Брута вцепился в мачту. Через некоторое время подошедший моряк уселся на бухту и стал с интересом его разглядывать. – Ты можешь отпустить ее, отче. сказал он. – Она стоит сама. – Море…Волны…-Осторожно пробормотал Брута, но то, что могло бы выйти наружу, уже кончилось. Моряк задумчиво сплюнул. – Ага, сказал он, – Видишь ли, они должны быть такой формы, так предопределено свыше. – Но корабль трещит!

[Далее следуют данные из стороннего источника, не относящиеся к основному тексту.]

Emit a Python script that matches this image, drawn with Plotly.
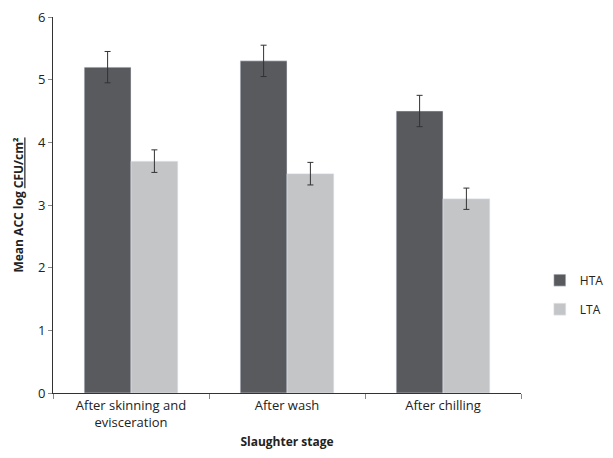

– Ага. Трещит. – Так это не шторм?

Моряк вздохнул и отошел. Через некоторое время Брута рискнул отпустить мачту. Еще никогда в жизни он не чувствовал себя таким больным. Дело было не только в морской болезни. Он не знал, где он. В жизни он четко знал лишь две вещи: где он находится, и то, что Ом существует. Тут он разделял склонности черепах. Понаблюдайте за любой движущейся черепахой: периодически она будет останавливаться и стоять, пока рассортирует воспоминания. Не зря же где-то в мультиверсуме, существуют маленькие движущиеся приспособления, контролируемые электрическими думающими машинами, называемые «черепахами». Брута понимал, где он есть, вспоминая, где он был – по подсознательному подсчету шагов и вехам ландшафта. Где-то внутри его головы существовала нить воспоминаний, которая, если бы подключить ее напрямую к тому, что контролирует его ноги, могла бы заставить Бруту протрусить по узеньким тропкам его жизни до самого места рождения. В отсутствии контакта с землей, на изменчивой поверхности моря, нить оборванно болталась. Ом трясся и подскакивал в такт движениям Бруты, когда тот зигзагом пересек качающуюся палубу и достиг борта. С точки зрения кого угодно, кроме послушника, корабль быстро скользил по волнам в превосходный для плавания день. У его пробужения кружились птицы. По одну сторону – то ли по правому, то ли по левому борту, то ли где-то еще в одном из подобных направлений – стая крылатых рыб взрезала поверхность, пытаясь избежать внимания нескольких дельфинов. Брута глядел на серые тени, выписывающие зигзаги под килем в мире, где вообще не надо было считать… – О, Брута, сказал Ворбис. – смотрю, кормишь рыб. – Нет, лорд, сказал Брута. – мне плохо, лорд. Он повернулся. Тут был сержант Симони, мускулистый молодой человек с бесстрастным выражением лица профессионального солдата. Он стоял рядом с кем-то, кого Брута с трудом опознал, как главную местную соль, или как там его титул. Тут же был улыбающийся эксквизитор. – Он! Он! – надрывался голос черепахи. – Наш юный друг – не слишком хороший моряк. – сказал Ворбис. – Он! Он! Я узнал бы его где угодно!